Nos preparativos, os últimos retoques foram feitos num encontro em Ourém, no final de uma monumental Chicharada, para angariar fundos para levar à missão – Sim, porque partilhar com as comunidades que visitamos (neste caso, com quem íamos viver naqueles dias), faz parte dos objectivos do projecto. E a ansiedade cresceu.

No dia da partida, 2ª feira, pelas 16 horas, o primeiro grupo saiu no transfere a partir do Seminário de Leiria. Rumámos a Fátima, para apanharmos mais navegantes e ali foram despedir-se de nós o Pe. Armindo Janeiro, o Pe. Joaquim, a Isabel e o António Agostinho, todos envolvidos com este projecto. E a boa disposição acompanhou estes navegantes até ao aeroporto. Ali esperavam-nos os últimos dois navegantes. As formalidades da parte de fora foram rápidas e simples e passámos à zona reservada.

Como o tempo sobrava, e a noite ia ser longa a atravessar meio mundo, sentámo-nos na zona da restauração e cada um proveu ao seu sustento de acordo com os gostos e a disponibilidade da comida de plástico.

Como o Pe. Artur Oliveira cumpria hoje mesmo mais um ano de vida, e como as idades dos navegantes já não permitem ter vergonha de quase nada, os 11, surpreenderam o aniversariante com uma improvisação bem sucedida. Compraram um bolo do tamanho de um pastel de nata, porque não havia outro; à falta de vela ergueram uma pequena lanterna e, ali mesmo na praça da alimentação, cantaram os parabéns alto e bom som, incluindo uma versão quase gregoriana. Bateram-se palmas e, outros transeuntes ali nas redondezas associaram-se à comemoração, sem bolo que não chegava nem para a cova de um dente. Digno de registo um grande acontecimento: a prenda. O Mc Donald que estava ali próximo, associou-se ao evento com reforço na cantoria e, no final, um diligente funcionário veio a correr fora do balcão para entregar ao aniversariante, a título de prenda, um boneco da marca, daqueles que colocam dentro das caixinhas dos menus infantis. Para além da risota geral, fica o gesto simpático e, talvez o Pe.
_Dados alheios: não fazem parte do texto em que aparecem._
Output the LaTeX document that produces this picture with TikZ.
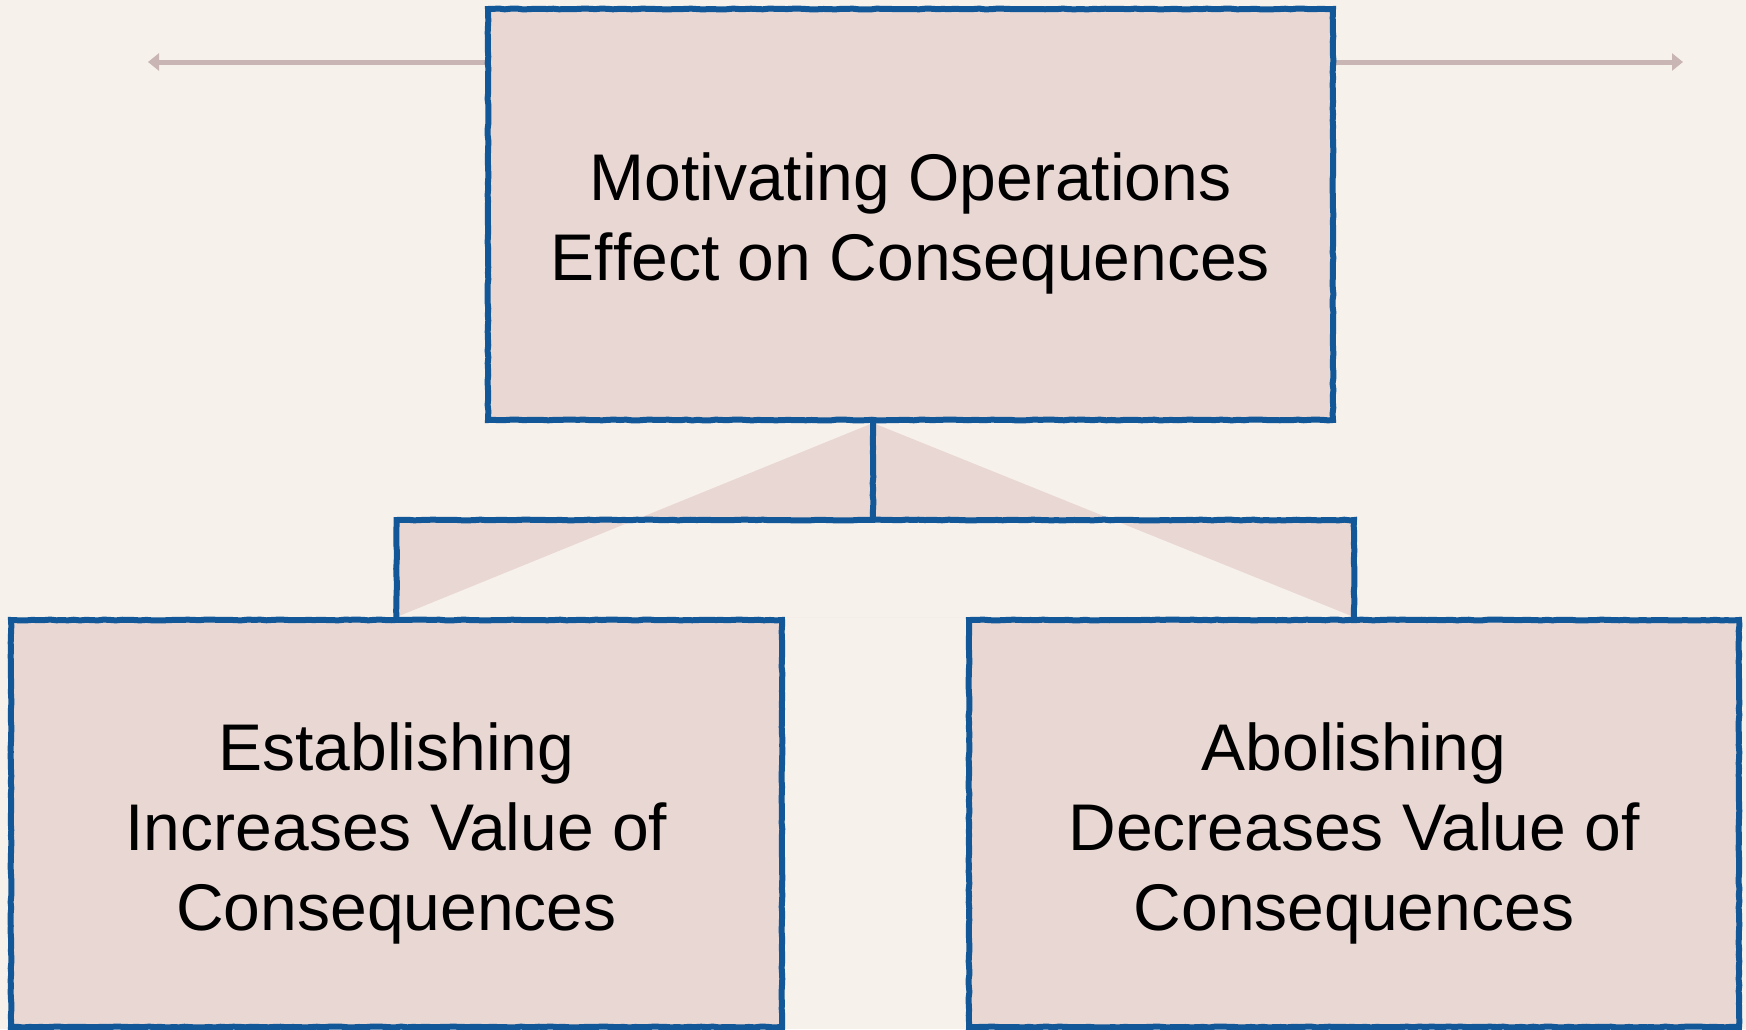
\documentclass[tikz,border=0pt]{standalone}
\usepackage{fontspec}
\setmainfont[Ligatures=NoCommon]{Liberation Sans}
\usetikzlibrary{arrows.meta,decorations.pathmorphing}
\definecolor{paper}{RGB}{247,241,235}
\definecolor{boxpink}{RGB}{233,215,212}
\definecolor{inkblue}{RGB}{18,88,152}
\definecolor{axisgray}{RGB}{201,182,180}
\pgfdeclarelayer{paperlayer}
\pgfdeclarelayer{links}
\pgfsetlayers{paperlayer,links,main}
\pgfmathsetseed{7}
\begin{document}
\begin{tikzpicture}[x=1pt,y=-1pt,
  box/.style={draw=inkblue,line width=6pt,fill=boxpink,rectangle,inner sep=0pt,
              decorate,decoration={random steps,segment length=6pt,amplitude=0.45pt}},
  label text/.style={align=center,text=black,inner sep=0pt,font=\fontsize{66}{80}\selectfont},
  link/.style={draw=inkblue,line width=6pt,
               decorate,decoration={random steps,segment length=6pt,amplitude=0.4pt}},
  axisarrow/.style={draw=axisgray,line width=5pt,-{Triangle[length=11pt,width=17pt]}}]
\useasboundingbox (0,0) rectangle (1746,1029);

% the three boxes
\node[box,minimum width=845pt,minimum height=411pt] (mo) at (910.5,214.5) {};
\node[box,minimum width=771pt,minimum height=407pt] (est) at (396.5,823.5) {};
\node[box,minimum width=770pt,minimum height=407pt] (abol) at (1354,823.5) {};

% their texts
\node[label text] (motext) at ([yshift=-9pt]mo.center)
  {Motivating Operations\\Ef\kern0ptfect on Consequences};
\node[label text] (esttext) at ([yshift=-10pt]est.center)
  {Establishing\\Increases Value of\\Consequences};
\node[label text] (aboltext) at ([yshift=-10pt]abol.center)
  {Abolishing\\Decreases Value of\\Consequences};

% helper points
\coordinate (apexx) at (873,0);
\coordinate (apex) at (apexx |- mo.south);
\coordinate (junction) at (873,520);
\coordinate (ltip) at (148,62);
\coordinate (rtip) at (1683,62);

\begin{pgfonlayer}{paperlayer}
  \fill[paper] (0,0) rectangle (1746,1029);
\end{pgfonlayer}

\begin{pgfonlayer}{links}
  % side arrows
  \draw[axisarrow] (mo.west |- ltip) -- (ltip);
  \draw[axisarrow] (mo.east |- rtip) -- (rtip);
  % shaded wedge behind the bracket
  \fill[boxpink,even odd rule] (apex) -- (est.north) -- (abol.north) -- cycle
    (est.north |- junction) rectangle (abol.north);
  % bracket
  \draw[link] (apex) -- (junction);
  \draw[link] (est.north) -- (est.north |- junction) -- (abol.north |- junction) -- (abol.north);
\end{pgfonlayer}
\end{tikzpicture}
\end{document}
Artur o conserve como mascote e memória de uma peripécia que acontece uma vez na vida a quase ninguém.

E passado um tempo, após a normal impaciência da espera começar a dar sinal de si, os altifalantes da zona de embarque começaram a anunciar o princípio da grande aventura e o magote de gente que quase encheu o avião, começa a atropelar-se na fila, como se alguns voassem e os outros ficassem em terra. Como não ficou ninguém, e o avião nem encheu completamente (ao contrário de uns anos antes em que os voos eram muito mais e sempre cheios), lá nos acomodámos nos assentos para 8 horas de quase imobilidade.
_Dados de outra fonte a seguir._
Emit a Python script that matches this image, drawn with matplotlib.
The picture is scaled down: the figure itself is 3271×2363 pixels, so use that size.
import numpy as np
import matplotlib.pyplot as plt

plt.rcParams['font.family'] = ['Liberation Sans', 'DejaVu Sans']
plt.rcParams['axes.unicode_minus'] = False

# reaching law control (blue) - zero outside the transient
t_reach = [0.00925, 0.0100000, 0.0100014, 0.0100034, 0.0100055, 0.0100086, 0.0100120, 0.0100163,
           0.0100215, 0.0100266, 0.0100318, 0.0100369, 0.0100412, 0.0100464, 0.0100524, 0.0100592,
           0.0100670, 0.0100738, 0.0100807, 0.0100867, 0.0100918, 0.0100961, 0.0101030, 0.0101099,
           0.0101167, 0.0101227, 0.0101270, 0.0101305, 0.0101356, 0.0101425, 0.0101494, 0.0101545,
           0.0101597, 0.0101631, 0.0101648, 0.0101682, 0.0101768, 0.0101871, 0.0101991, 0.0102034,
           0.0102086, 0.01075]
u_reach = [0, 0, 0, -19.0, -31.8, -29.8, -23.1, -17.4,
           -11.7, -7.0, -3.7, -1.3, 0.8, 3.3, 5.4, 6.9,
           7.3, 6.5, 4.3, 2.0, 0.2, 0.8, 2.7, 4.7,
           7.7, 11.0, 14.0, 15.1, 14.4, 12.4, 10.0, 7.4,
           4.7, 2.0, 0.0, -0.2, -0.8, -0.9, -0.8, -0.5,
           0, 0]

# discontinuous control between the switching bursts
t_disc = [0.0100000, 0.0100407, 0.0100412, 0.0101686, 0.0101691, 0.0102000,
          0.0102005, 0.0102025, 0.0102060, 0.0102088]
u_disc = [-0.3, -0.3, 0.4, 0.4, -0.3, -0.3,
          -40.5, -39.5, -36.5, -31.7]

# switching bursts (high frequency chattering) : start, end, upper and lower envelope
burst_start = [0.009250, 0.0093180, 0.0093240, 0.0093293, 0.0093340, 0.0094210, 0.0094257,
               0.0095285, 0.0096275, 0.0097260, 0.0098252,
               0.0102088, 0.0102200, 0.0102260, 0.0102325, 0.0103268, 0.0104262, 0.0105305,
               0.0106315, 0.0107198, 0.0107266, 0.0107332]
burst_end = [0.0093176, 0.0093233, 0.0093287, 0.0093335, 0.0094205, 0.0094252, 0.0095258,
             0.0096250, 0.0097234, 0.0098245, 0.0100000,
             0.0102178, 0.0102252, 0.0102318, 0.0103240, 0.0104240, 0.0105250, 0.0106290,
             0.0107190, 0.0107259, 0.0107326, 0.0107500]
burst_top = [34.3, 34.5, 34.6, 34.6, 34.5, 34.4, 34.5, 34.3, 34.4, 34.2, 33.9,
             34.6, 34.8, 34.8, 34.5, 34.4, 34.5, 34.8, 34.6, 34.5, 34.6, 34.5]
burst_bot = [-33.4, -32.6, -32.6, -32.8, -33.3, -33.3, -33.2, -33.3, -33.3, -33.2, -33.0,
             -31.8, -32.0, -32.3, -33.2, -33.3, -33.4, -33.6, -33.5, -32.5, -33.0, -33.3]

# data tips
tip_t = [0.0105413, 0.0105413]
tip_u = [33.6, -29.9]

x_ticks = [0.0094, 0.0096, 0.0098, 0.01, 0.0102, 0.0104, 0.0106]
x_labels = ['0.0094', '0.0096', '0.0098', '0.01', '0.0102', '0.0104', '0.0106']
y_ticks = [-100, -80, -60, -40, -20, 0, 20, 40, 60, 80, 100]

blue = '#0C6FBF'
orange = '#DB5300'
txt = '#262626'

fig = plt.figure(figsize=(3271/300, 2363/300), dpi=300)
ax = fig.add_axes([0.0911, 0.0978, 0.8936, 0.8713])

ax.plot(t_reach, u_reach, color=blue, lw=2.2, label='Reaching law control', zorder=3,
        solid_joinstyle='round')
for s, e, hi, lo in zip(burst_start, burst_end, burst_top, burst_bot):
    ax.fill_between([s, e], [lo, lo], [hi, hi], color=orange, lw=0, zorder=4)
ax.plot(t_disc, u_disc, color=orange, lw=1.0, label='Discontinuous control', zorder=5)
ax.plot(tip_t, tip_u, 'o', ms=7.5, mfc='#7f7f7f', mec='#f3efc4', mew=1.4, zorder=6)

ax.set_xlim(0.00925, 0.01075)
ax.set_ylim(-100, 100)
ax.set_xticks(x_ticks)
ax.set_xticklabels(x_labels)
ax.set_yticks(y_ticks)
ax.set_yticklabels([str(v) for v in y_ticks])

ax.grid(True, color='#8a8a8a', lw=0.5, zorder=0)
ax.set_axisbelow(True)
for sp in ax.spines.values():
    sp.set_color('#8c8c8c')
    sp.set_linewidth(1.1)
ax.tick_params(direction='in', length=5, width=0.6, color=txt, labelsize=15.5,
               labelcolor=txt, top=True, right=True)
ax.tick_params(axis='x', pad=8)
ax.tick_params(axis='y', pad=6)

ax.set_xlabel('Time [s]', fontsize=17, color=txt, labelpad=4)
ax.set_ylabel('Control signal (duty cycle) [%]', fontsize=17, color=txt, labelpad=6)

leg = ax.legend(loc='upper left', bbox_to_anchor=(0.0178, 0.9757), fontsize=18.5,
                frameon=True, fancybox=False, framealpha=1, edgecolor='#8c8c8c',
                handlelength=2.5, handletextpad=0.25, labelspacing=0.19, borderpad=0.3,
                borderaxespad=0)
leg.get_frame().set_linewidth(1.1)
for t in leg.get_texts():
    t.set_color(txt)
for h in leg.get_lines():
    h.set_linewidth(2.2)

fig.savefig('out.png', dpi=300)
Tirei a guitarra das costas (sim, porque a companhia do instrumento é sagrada e já começa a ser imagem de marca), arrumada na bagageira, refastelado na cadeira, pronto para os cerca de 6.000 Km, 3 filmes e duas refeições que, por sinal, nem estavam assim tão desenxabidas.
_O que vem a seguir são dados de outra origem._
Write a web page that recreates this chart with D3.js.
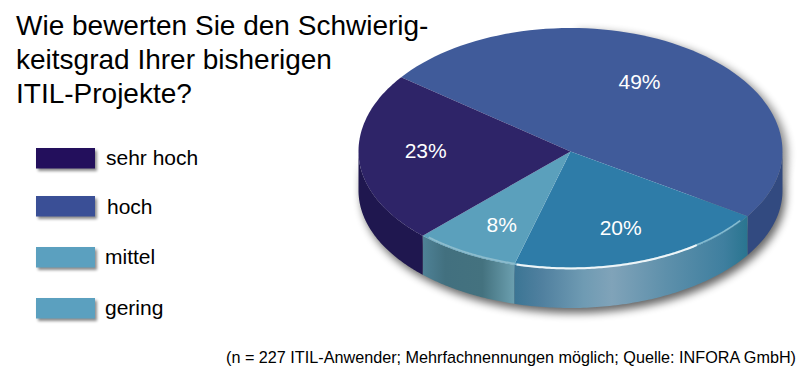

Normalmente não durmo nas viagens. É uma opção. E nesta rota, o hábito de tantas vezes a ter realizado, levou-me a cumprir o ritual habitual: os 3 filmes, um pouco de música, um pouco de leitura, momento magno para pensar e desfiar ideias e lembranças. E naturalmente que ainda sobrou para alguma conversa com a navegante do lado e uns piropos aos vizinhos próximos que eram outros navegantes.

Quando ao fim de muitas horas se começa a ver sobre a asa do avião a aurora, primeiro ténue, em que as trevas e a luz nos transportam aos confins dos Génesis, ou às possíveis imagens sugeridas por Sagan ou Hubert Reeves nas interessantes leituras sobre astrofísica, é também um anúncio e um prenúncio, que a esta altitude e latitude chega primeiro, de que novo dia lá vem.

Vamos seguindo a rota da aeronave, sobre o deserto, cruza a linha do Equador, passa sobre Acra, o Golfo da Guiné, Cabinda e os seus fogachos no mar que libertam a fúria dos hidrocarbonetos… acendem-se as luzes, acordam-se os últimos dorminhocos e eis que chega o merecido pequeno almoço. Logo após a recolha, o anúncio de que estávamos a baixar para Luanda. É outro dia. O primeiro dia (… do resto das nossas vidas). Neste caso, para mim, um dia colado a outro dia, sem fronteira no cronómetro. O que verdadeiramente marcou o início de um novo dia, foi a luz da aurora, a ânsia do pisar de novo este solo, sentir o ar quente dos trópicos e iniciar a aventura nova em lugares velhos.

One thought on “DONGA: é difícil subir ao Paraíso …

  1. A avaliar pelo “exímio” escriba-mor e suas naturais capacidades vocabulares e necessária síntese, imagina-se o que aí virá (julgo que de surpreendente. ) Um abraço caríssimos amigos navegante missionários.